An interesting building in this section is a temple with traces of mural paintings. The plaza also has platforms that once had residences built with perishable materials.

Next, you can walk up to the site’s most important structure, the Castle, measuring around 17 meters tall with a beautiful crowning temple. Make time to check out the features of this impressive building from different sides. Two offerings with a large number of ornamental items, including those with jade and shells, were found on an altar here.

Archaeologists have also identified two building phases within this structure, as well as elements representing the architectural style of Petén, a region in Guatemala. It will remind you of the structures in Tikal (Guatemala), if you have visited them.

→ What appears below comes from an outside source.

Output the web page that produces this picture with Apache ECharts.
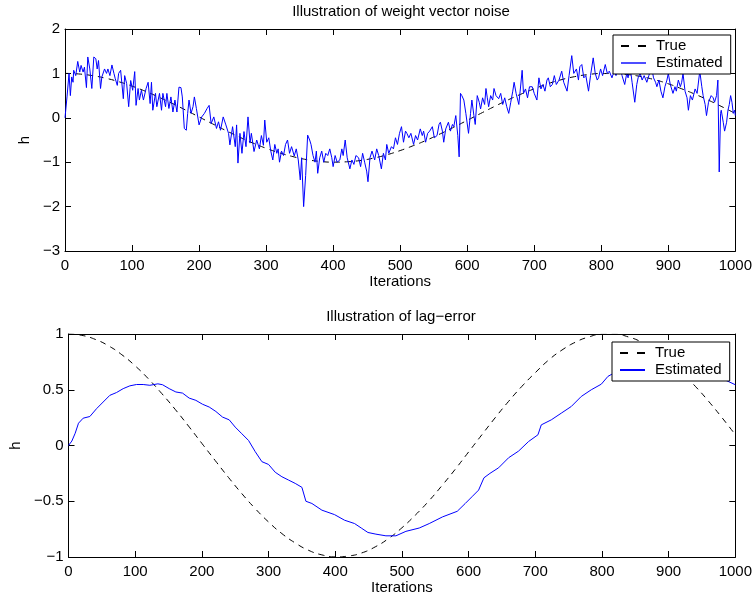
<!DOCTYPE html>
<html><head><meta charset="utf-8">
<script src="https://cdn.jsdelivr.net/npm/echarts@6/dist/echarts.min.js"></script>
<style>html,body{margin:0;padding:0;background:#fff}#c{width:755px;height:600px}</style>
</head><body><div id="c"></div>
<script>
// ---- data ----
const titles = ['Illustration of weight vector noise', 'Illustration of lag\u2212error'];
const xName = 'Iterations';
const yName = 'h';
const legendNames = ['True', 'Estimated'];

const trueIter = [0,20,40,60,80,100,120,140,160,180,200,220,240,260,280,300,320,340,360,380,400,420,440,460,480,500,520,540,560,580,600,620,640,660,680,700,720,740,760,780,800,820,840,860,880,900,920,940,960,980,1000];
const trueVal = [1,0.988,0.952,0.894,0.814,0.714,0.597,0.465,0.324,0.174,0.019,-0.135,-0.287,-0.432,-0.566,-0.686,-0.790,-0.874,-0.940,-0.981,-0.999,-0.991,-0.963,-0.909,-0.834,-0.738,-0.625,-0.5,-0.360,-0.213,-0.058,0.097,0.250,0.396,0.531,0.653,0.766,0.856,0.926,0.973,0.997,0.997,0.973,0.926,0.856,0.766,0.653,0.531,0.396,0.250,0.097];

const noisyEstimate = [
[0,0],[3,0.47],[6,1.0],[8,0.5],[10,0.92],[12,0.8],[13,1.07],[16,0.95],[19,1.27],[22,1.03],[24,1.18],[27,1.03],[29,1.14],[32,0.68],[34,1.37],[37,1.1],[40,0.66],[43,1.37],[46,1.33],[48,1.1],[50,1.29],[53,0.66],[55,0.92],[59,1.1],[62,1.0],[64,1.1],[67,0.95],[70,1.19],[73,1.0],[75,0.88],[78,0.73],[80,1.0],[83,1.07],[87,0.43],[89,0.95],[92,0.77],[95,0.25],[98,0.84],[101,0.62],[104,1.04],[106,0.28],[109,0.66],[111,0.4],[114,0.62],[117,0.4],[121,0.66],[124,0.8],[127,0.32],[129,0.8],[131,0.17],[135,0.55],[137,0.25],[141,0.55],[144,0.17],[146,0.55],[150,0.25],[152,0.55],[155,0.21],[158,0.47],[161,0.13],[164,0.4],[167,0.13],[170,0.69],[173,0.68],[175,0.47],[178,-0.24],[181,-0.28],[183,0.1],[185,0.4],[188,0.1],[191,0.25],[193,0.47],[196,0.21],[198,0.25],[200,-0.16],[204,0.02],[208,0.1],[212,0.21],[215,0.28],[218,-0.13],[222,0.02],[226,-0.24],[229,-0.09],[232,-0.28],[236,0.02],[240,-0.16],[244,-0.35],[246,-0.61],[250,-0.2],[254,-0.65],[256,-0.16],[258,-1.02],[261,-0.35],[264,-0.8],[267,-0.31],[270,-0.65],[273,0.02],[276,-0.57],[278,-0.35],[282,-0.76],[286,-0.5],[290,-0.7],[293,-0.4],[296,-0.62],[298,-0.05],[301,-0.55],[304,-0.45],[307,-0.75],[310,-0.95],[313,-0.6],[316,-0.8],[318,-0.7],[320,-1.0],[323,-0.75],[326,-0.85],[329,-0.6],[332,-0.5],[335,-0.8],[338,-0.65],[342,-0.86],[345,-0.7],[348,-0.95],[351,-1.4],[353,-0.9],[356,-2.0],[359,-1.3],[362,-0.39],[365,-0.5],[367,-0.6],[370,-0.85],[373,-1.0],[375,-0.75],[377,-1.25],[380,-0.9],[383,-0.75],[386,-1.0],[389,-0.8],[392,-0.85],[395,-0.7],[398,-0.9],[400,-1.1],[403,-0.85],[406,-1.0],[410,-0.95],[413,-0.7],[415,-0.85],[418,-0.5],[421,-0.9],[425,-1.15],[428,-0.95],[431,-1.05],[434,-0.85],[438,-0.9],[441,-1.1],[444,-0.8],[447,-1.0],[450,-1.2],[452,-1.44],[455,-0.9],[458,-0.75],[462,-0.95],[465,-0.7],[468,-0.85],[472,-1.15],[475,-0.8],[478,-0.95],[480,-0.6],[483,-0.8],[487,-0.65],[490,-0.7],[493,-0.45],[496,-0.6],[499,-0.35],[502,-0.2],[505,-0.55],[508,-0.3],[510,-0.35],[513,-0.45],[516,-0.35],[520,-0.6],[523,-0.4],[526,-0.5],[530,-0.25],[533,-0.4],[535,-0.3],[538,-0.55],[541,-0.35],[544,-0.3],[548,-0.2],[551,-0.45],[555,-0.4],[558,-0.15],[560,-0.1],[563,-0.3],[565,-0.55],[568,-0.25],[572,-0.1],[575,-0.3],[578,-0.15],[580,-0.2],[583,0.05],[586,-0.4],[588,-0.88],[590,0.55],[592,0.5],[595,0.4],[598,0.1],[602,-0.35],[605,0.1],[607,0.4],[610,0.05],[612,-0.15],[615,0.5],[618,0.35],[620,0.2],[623,0.45],[626,0.3],[628,0.66],[630,0.45],[632,0.25],[635,0.5],[638,0.4],[640,0.66],[643,0.5],[647,0.43],[650,0.55],[653,0.3],[656,0.45],[659,0.25],[662,0.1],[665,0.35],[668,0.6],[670,0.8],[673,0.55],[677,0.3],[679,0.6],[682,1.07],[684,0.55],[687,0.65],[690,0.45],[693,0.7],[697,0.7],[700,0.55],[704,0.4],[707,0.9],[710,0.65],[713,0.75],[716,0.6],[719,0.85],[721,0.9],[724,0.7],[727,0.75],[730,0.95],[733,0.75],[737,0.85],[741,1.05],[744,0.8],[749,0.6],[752,0.95],[756,1.4],[759,1.0],[763,1.1],[766,0.85],[768,1.15],[771,1.2],[774,0.9],[777,0.95],[781,0.6],[784,0.95],[788,1.35],[791,1.0],[794,0.85],[796,0.9],[799,1.1],[802,0.95],[806,1.2],[809,1.0],[812,1.05],[816,0.9],[819,1.05],[822,0.95],[825,1.1],[828,1.15],[831,0.95],[835,0.75],[838,1.0],[840,0.9],[843,1.15],[846,0.8],[850,0.35],[853,0.75],[855,0.9],[858,1.0],[861,0.85],[864,0.95],[868,0.8],[871,0.95],[875,1.15],[878,0.9],[881,0.8],[883,0.7],[886,0.85],[889,0.6],[892,0.45],[895,0.7],[898,0.85],[900,1.0],[903,0.75],[907,0.55],[910,0.7],[912,0.6],[915,0.85],[918,0.7],[920,0.8],[922,1.0],[925,0.6],[928,0.45],[930,0.17],[933,0.5],[936,0.4],[940,0.65],[943,0.55],[947,1.05],[950,0.7],[952,0.5],[955,0.3],[957,0.05],[960,0.35],[964,0.5],[967,0.45],[969,0.35],[972,0.5],[974,0.85],[976,-1.22],[978,0.1],[979,0.17],[982,-0.1],[984,-0.3],[987,-0.1],[989,0.17],[991,0.3],[993,0.5],[995,0.35],[997,0.1],[999,0.17],[1000,0.05]
];

const laggedEstimate = [
[0,0],[5,0.04],[10,0.11],[15,0.2],[22,0.245],[32,0.26],[42,0.33],[52,0.39],[62,0.45],[72,0.475],[82,0.51],[92,0.535],[102,0.547],[112,0.547],[122,0.54],[134,0.553],[141,0.545],[151,0.51],[161,0.48],[171,0.47],[181,0.425],[191,0.405],[201,0.37],[211,0.345],[221,0.305],[231,0.255],[241,0.23],[250,0.165],[260,0.105],[270,0.045],[280,-0.055],[290,-0.145],[300,-0.17],[310,-0.24],[320,-0.28],[330,-0.31],[340,-0.34],[350,-0.375],[356,-0.5],[365,-0.52],[380,-0.58],[399,-0.62],[414,-0.67],[429,-0.70],[439,-0.74],[449,-0.78],[461,-0.795],[476,-0.81],[491,-0.81],[506,-0.77],[526,-0.74],[541,-0.70],[561,-0.64],[583,-0.59],[595,-0.52],[605,-0.46],[615,-0.40],[623,-0.29],[632,-0.25],[645,-0.20],[660,-0.11],[675,-0.05],[690,0.036],[704,0.096],[709,0.185],[724,0.23],[739,0.29],[754,0.35],[769,0.44],[784,0.50],[799,0.55],[809,0.62],[818,0.65],[840,0.67],[870,0.68],[900,0.67],[930,0.65],[960,0.62],[982,0.595],[1000,0.545]
];

// ---- chart ----
const FONT = 'Liberation Sans, Arial, Helvetica, sans-serif';
const FS = 15;
const fmt = v => String(v).replace('-', '\u2212');
const grids = [
  {left: 65, top: 29, width: 672, height: 222},
  {left: 65, top: 334, width: 672, height: 223}
];
const yRanges = [{min: -3, max: 2, interval: 1}, {min: -1, max: 1, interval: 0.5}];

const xAxes = [], yAxes = [];
grids.forEach((g, i) => {
  xAxes.push({
    type: 'value', gridIndex: i, position: 'bottom', min: 0, max: 1000, interval: 100,
    name: xName, nameLocation: 'middle', nameGap: 23,
    nameTextStyle: {fontFamily: FONT, fontSize: FS, color: '#000'},
    axisLine: {onZero: false, lineStyle: {color: '#000', width: 1}},
    axisTick: {inside: true, length: 6, lineStyle: {color: '#000'}},
    axisLabel: {margin: 7, fontFamily: FONT, fontSize: FS, color: '#000', formatter: fmt},
    splitLine: {show: false}
  });
  xAxes.push({
    type: 'value', gridIndex: i, position: 'top', min: 0, max: 1000, interval: 100,
    axisLine: {onZero: false, lineStyle: {color: '#000', width: 1}},
    axisTick: {inside: true, length: 6, lineStyle: {color: '#000'}},
    axisLabel: {show: false}, splitLine: {show: false}
  });
  const r = yRanges[i];
  yAxes.push({
    type: 'value', gridIndex: i, position: 'left', min: r.min, max: r.max, interval: r.interval,
    name: yName, nameLocation: 'middle', nameGap: 28,
    nameTextStyle: {fontFamily: FONT, fontSize: FS, color: '#000'},
    axisLine: {show: true, onZero: false, lineStyle: {color: '#000', width: 1}},
    axisTick: {show: true, inside: true, length: 6, lineStyle: {color: '#000'}},
    axisLabel: {margin: 5, fontFamily: FONT, fontSize: FS, color: '#000', formatter: fmt},
    splitLine: {show: false}
  });
  yAxes.push({
    type: 'value', gridIndex: i, position: 'right', min: r.min, max: r.max, interval: r.interval,
    axisLine: {show: true, onZero: false, lineStyle: {color: '#000', width: 1}},
    axisTick: {show: true, inside: true, length: 6, lineStyle: {color: '#000'}},
    axisLabel: {show: false}, splitLine: {show: false}
  });
});

const truePairs = trueIter.map((x, k) => [x, trueVal[k]]);
const trueStyle = {color: '#000', width: 1, type: [6, 5]};
const estStyle = {color: '#0000ff', width: 1};

const series = [
  {name: 'True', type: 'line', xAxisIndex: 0, yAxisIndex: 0, data: truePairs, smooth: true, showSymbol: false, symbol: 'none', lineStyle: trueStyle, itemStyle: {color: '#000'}, z: 2},
  {name: 'Estimated', type: 'line', xAxisIndex: 0, yAxisIndex: 0, data: noisyEstimate, showSymbol: false, symbol: 'none', lineStyle: estStyle, itemStyle: {color: '#0000ff'}, z: 3},
  {name: 'True ', type: 'line', xAxisIndex: 2, yAxisIndex: 2, data: truePairs, smooth: true, showSymbol: false, symbol: 'none', lineStyle: trueStyle, itemStyle: {color: '#000'}, z: 2},
  {name: 'Estimated ', type: 'line', xAxisIndex: 2, yAxisIndex: 2, data: laggedEstimate, showSymbol: false, symbol: 'none', lineStyle: estStyle, itemStyle: {color: '#0000ff'}, z: 3}
];

const legendBase = {
  orient: 'vertical', itemWidth: 25, itemHeight: 12, itemGap: 1,
  padding: [3, 8, 3, 7], borderColor: '#000', borderWidth: 1, backgroundColor: '#fff',
  borderRadius: 0, selectedMode: false,
  itemStyle: {opacity: 0},
  textStyle: {fontFamily: FONT, fontSize: FS, color: '#000', lineHeight: 16, padding: [0, 0, 0, 5]},
  formatter: n => n.trim(),
  z: 10
};

const chart = echarts.init(document.getElementById('c'), null, {renderer: 'canvas'});
chart.setOption({
  animation: false,
  backgroundColor: '#fff',
  title: [
    {text: titles[0], left: 401, top: 4, textAlign: 'center', padding: 0, textStyle: {fontFamily: FONT, fontSize: FS, fontWeight: 'normal', color: '#000'}},
    {text: titles[1], left: 401, top: 309, textAlign: 'center', padding: 0, textStyle: {fontFamily: FONT, fontSize: FS, fontWeight: 'normal', color: '#000'}}
  ],
  grid: grids,
  xAxis: xAxes,
  yAxis: yAxes,
  legend: [
    Object.assign({}, legendBase, {left: 613, top: 35, data: [
      {name: 'True', lineStyle: {type: [8, 9]}},
      {name: 'Estimated', lineStyle: {width: 2, color: '#4d4dff'}}
    ]}),
    Object.assign({}, legendBase, {left: 612, top: 342, data: [
      {name: 'True ', lineStyle: {type: [8, 9]}},
      {name: 'Estimated '}
    ]})
  ],
  series: series
});
</script>
</body></html>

The circular tower-like structure on top is a unique architectural element. The flat stones on its exterior are believed to represent the protruding thorns of a ceiba tree.

Another notable building is the Pink Palace (or Temple 8). It is part of a complex of buildings, including temples, altars, and an oratory, separated by a low wall.

Archaeologists have identified two building phases here. It has remains of stucco and traces of paint. The Pink Palace is considered the center of the site’s community life.

After seeing the buildings, take the path through some beautiful jungle to a wooden watchtower. Along the way, there are signs highlighting interesting spots. The watchtower offers magnificent views across the greenery and lagoons. On a sunny day, you can see the beautiful blue shades of the water.

The climb is steep, so take good care. It may not suit all visitors.

If you’re up for some light adventure, you can take a boat from the nearby lagoon to enjoy the river float, in which you float along an ancient canal for around 30–45 minutes. The boat will take you to a spot near another ancient structure by the canals called Xlapak. You can check this out before getting into the clear and refreshing water.

The canals flow through mangroves and breathtaking scenery. The best part is that the current gently pushes you along, so you can relax amid the tranquil surroundings. Your boat captain will show you how to wear a life jacket in a unique way to get a somewhat seated position in the water.

We did the river float first and visited the ruins after since fewer visitors wait for boats early in the morning. You can also book a tour in advance.

If you have extra time after your trip to Muyil, visit the Tulum ruins, less than 45 minutes away.